Question

A pure resistor & pure inductor is connected as shown in figure, now alternating voltage is connected across setup and reading of voltmeter is $V_1$ & reading of ammeter is $A_1$, now diamagnetic rod is placed in solenoid (inductor), now reading of voltmeter is $V_2$ & reading of ammeter is $A_2$, then

• A. $V_2>V_1,A_1>A_2$
• B. $V_2<V_1,A_1>A_2$
• C. $V_2>V_1,A_1<A_2$
• D. $V_2<V_1,A_1<A_2$

Answer 1

The correct option is D $V_2<V_1,A_1<A_2$

$Z=\sqrt{{\left(R\right)}^2+{\left(X_L\right)}^2}$
Also,
$I=\frac{V}{Z}$
Due to diamagnetic rod, L is decreased & $X_L=\omega L$ also decreases and hence $Z$ decreases.
Since voltage supply is constant, $I$ increases.

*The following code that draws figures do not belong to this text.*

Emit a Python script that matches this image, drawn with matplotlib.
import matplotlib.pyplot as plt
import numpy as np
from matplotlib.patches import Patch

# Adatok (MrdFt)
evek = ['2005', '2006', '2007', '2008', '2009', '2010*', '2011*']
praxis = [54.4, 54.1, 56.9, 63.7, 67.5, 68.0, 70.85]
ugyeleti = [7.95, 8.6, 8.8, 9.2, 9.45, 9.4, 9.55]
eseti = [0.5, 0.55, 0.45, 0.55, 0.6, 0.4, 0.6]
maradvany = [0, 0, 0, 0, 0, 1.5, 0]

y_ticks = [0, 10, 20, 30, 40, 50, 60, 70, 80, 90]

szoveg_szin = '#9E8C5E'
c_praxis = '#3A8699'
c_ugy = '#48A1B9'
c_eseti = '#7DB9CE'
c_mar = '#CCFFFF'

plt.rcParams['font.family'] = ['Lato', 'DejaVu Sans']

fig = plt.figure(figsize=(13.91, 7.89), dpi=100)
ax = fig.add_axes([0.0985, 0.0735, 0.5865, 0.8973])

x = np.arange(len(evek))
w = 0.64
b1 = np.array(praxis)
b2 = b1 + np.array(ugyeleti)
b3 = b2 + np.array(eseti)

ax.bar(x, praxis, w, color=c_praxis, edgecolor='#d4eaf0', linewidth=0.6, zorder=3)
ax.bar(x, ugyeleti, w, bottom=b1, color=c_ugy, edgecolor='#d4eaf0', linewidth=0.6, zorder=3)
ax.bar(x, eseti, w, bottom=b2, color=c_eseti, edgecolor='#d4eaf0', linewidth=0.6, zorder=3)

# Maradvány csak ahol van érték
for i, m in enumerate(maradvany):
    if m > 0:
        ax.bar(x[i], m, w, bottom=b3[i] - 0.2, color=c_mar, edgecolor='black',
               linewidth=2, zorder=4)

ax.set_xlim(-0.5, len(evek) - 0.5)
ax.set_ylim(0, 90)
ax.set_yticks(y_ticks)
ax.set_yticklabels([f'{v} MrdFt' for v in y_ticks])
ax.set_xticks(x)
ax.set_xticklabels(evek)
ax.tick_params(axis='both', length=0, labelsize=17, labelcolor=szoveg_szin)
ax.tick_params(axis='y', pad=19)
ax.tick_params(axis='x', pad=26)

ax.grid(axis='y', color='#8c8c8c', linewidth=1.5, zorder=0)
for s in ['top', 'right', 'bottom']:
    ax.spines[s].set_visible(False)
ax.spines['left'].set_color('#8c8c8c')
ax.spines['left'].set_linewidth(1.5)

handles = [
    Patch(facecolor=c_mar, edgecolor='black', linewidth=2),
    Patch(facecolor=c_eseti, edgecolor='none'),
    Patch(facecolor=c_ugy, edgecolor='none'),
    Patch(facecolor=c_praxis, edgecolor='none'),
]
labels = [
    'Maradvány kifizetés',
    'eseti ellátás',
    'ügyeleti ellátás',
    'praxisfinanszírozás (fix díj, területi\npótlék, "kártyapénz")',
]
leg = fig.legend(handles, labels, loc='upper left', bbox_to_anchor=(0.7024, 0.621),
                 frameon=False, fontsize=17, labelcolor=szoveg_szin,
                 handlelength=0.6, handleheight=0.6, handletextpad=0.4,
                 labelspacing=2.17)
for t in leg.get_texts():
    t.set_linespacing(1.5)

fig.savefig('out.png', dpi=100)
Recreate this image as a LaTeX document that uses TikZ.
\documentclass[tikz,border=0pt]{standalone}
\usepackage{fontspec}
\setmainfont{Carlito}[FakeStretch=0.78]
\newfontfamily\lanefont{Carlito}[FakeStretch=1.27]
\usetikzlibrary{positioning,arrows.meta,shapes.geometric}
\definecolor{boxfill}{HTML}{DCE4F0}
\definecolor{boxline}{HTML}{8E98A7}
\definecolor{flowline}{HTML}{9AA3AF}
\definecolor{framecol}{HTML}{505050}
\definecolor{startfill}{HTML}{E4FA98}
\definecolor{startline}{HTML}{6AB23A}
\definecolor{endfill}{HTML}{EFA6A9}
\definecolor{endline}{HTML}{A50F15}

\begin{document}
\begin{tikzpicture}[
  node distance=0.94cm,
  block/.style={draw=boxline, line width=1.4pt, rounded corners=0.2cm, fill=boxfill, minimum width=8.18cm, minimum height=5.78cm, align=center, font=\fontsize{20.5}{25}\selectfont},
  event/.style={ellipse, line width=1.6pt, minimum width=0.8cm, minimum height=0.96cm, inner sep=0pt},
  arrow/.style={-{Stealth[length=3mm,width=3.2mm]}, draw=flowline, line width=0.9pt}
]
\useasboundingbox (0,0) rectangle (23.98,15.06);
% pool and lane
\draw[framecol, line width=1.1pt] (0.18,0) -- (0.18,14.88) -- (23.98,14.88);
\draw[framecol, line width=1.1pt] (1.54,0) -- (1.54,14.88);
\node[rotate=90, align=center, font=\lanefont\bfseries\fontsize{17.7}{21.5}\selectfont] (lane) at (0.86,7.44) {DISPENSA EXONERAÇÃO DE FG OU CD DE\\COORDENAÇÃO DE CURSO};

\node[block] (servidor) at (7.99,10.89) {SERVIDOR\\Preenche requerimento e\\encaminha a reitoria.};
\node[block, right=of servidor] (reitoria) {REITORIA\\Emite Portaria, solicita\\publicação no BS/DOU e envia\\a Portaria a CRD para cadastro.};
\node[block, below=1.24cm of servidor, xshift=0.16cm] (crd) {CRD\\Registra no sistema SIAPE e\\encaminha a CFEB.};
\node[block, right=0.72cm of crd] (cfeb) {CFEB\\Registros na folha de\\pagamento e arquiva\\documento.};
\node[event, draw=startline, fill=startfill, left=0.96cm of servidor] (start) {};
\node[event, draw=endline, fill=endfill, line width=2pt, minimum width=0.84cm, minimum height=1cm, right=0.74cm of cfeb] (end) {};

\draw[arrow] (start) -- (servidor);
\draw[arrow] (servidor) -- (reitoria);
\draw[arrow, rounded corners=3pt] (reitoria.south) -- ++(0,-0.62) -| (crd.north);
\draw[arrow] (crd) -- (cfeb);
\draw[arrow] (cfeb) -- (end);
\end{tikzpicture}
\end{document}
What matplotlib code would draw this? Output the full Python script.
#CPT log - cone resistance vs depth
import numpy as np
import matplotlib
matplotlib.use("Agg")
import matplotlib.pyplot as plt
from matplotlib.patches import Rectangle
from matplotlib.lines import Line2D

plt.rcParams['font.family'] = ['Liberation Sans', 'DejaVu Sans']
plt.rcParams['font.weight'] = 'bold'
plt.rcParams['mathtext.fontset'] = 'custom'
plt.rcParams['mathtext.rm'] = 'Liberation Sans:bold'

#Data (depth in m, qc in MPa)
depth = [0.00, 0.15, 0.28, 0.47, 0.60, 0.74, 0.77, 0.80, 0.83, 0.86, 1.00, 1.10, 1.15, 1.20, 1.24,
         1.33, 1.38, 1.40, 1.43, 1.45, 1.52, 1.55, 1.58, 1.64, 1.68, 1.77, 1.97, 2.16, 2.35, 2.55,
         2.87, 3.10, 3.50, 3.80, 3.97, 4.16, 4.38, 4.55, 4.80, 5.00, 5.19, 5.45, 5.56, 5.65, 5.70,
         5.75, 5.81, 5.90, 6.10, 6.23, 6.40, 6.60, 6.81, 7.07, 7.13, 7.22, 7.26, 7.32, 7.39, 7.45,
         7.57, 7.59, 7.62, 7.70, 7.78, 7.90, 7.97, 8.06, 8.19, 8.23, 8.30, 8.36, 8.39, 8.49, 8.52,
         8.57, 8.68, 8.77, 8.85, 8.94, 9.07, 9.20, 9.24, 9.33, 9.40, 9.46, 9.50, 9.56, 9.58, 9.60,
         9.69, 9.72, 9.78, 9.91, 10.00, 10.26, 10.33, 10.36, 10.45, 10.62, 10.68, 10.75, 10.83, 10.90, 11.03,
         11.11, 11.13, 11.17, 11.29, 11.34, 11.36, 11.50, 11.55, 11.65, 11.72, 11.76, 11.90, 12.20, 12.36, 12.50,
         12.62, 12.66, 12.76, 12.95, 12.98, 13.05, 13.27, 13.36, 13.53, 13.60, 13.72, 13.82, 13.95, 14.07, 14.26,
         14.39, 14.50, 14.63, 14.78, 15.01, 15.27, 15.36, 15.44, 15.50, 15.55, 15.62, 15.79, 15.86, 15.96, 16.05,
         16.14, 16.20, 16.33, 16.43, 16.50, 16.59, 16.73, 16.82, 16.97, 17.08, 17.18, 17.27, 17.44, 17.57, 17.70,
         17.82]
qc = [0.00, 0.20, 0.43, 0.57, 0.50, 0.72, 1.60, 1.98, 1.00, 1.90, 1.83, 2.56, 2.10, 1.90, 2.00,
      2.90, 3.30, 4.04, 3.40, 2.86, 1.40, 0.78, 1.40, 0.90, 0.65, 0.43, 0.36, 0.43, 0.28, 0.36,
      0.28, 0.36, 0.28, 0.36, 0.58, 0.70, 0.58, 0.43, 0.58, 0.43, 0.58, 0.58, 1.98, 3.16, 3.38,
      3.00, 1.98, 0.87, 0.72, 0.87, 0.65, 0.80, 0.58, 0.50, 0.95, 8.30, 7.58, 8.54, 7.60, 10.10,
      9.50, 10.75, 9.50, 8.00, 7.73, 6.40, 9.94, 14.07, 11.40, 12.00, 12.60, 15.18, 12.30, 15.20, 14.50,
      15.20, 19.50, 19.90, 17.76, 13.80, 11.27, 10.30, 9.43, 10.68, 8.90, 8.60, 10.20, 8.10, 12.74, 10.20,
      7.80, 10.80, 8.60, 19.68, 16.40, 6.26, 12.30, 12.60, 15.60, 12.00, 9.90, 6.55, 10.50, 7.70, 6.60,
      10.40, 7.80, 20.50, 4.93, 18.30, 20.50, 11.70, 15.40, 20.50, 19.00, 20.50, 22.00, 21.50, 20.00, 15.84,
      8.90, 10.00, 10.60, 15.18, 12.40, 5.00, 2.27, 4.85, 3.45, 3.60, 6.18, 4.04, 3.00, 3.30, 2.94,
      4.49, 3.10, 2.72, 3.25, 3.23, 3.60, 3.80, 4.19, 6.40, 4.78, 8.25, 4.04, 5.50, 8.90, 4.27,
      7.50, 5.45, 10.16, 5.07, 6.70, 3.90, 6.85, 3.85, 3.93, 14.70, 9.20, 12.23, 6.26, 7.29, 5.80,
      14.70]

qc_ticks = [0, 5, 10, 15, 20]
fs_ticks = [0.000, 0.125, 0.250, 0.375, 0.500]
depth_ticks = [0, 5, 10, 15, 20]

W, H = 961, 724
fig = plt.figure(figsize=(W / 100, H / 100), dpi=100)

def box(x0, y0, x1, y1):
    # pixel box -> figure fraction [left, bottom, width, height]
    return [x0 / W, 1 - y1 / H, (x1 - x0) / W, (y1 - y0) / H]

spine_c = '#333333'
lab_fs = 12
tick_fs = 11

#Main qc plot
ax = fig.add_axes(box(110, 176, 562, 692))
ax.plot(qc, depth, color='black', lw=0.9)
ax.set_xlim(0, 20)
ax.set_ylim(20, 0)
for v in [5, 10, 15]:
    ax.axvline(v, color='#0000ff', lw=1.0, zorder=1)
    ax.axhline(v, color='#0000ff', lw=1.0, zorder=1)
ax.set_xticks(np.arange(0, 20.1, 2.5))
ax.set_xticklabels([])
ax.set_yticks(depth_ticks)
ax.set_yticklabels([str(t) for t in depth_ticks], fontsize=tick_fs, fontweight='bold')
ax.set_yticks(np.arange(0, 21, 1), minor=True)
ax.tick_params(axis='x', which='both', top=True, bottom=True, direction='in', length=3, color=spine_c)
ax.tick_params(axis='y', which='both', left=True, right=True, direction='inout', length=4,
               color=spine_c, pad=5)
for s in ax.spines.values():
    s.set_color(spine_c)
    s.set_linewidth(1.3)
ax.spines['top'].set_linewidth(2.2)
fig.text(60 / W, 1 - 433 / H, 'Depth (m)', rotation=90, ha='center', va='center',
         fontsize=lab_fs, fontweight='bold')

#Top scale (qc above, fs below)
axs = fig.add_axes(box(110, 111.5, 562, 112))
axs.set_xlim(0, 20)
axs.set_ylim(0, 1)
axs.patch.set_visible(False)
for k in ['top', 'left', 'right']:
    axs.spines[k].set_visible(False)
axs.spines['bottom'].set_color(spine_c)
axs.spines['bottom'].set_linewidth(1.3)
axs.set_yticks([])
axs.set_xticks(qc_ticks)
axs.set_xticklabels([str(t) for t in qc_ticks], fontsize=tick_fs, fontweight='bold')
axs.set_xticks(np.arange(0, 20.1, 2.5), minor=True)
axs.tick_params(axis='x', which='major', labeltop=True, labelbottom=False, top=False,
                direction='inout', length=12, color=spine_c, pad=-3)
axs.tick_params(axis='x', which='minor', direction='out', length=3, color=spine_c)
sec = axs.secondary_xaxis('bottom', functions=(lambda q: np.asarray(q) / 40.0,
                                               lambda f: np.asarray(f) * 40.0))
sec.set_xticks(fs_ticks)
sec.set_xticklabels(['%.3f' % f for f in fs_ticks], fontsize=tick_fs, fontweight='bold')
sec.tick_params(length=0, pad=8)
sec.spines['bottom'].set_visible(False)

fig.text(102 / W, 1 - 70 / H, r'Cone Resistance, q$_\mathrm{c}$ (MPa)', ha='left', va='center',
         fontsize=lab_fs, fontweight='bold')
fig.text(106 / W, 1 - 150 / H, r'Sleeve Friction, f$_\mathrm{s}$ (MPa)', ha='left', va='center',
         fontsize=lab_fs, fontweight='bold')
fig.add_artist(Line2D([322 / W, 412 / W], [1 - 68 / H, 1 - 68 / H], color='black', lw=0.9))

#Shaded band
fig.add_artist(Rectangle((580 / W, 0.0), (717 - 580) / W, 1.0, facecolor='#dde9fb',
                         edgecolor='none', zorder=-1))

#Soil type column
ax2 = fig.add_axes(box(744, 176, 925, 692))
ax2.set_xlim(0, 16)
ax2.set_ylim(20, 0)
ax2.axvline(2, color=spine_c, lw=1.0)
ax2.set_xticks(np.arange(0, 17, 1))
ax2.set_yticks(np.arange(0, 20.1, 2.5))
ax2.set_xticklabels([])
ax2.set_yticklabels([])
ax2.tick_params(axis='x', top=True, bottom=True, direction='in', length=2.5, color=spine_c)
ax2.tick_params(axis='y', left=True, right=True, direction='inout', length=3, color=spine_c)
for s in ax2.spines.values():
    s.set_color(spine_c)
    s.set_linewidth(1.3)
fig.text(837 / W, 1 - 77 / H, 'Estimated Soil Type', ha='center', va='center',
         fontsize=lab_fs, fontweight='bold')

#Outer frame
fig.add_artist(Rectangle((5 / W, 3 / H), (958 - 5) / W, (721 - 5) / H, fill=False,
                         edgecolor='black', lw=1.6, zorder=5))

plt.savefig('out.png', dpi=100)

Therefore, $A_1<A_2$.
Hence, voltage drop in resistance R ($V_R$) increases and since, overall drop of voltage remain same as voltage supply is constant and present in inductor and resistance only , therefore voltage drop across inductor L $\left(V_L\right)$ decreases.Therefore, $V_2<V_1$.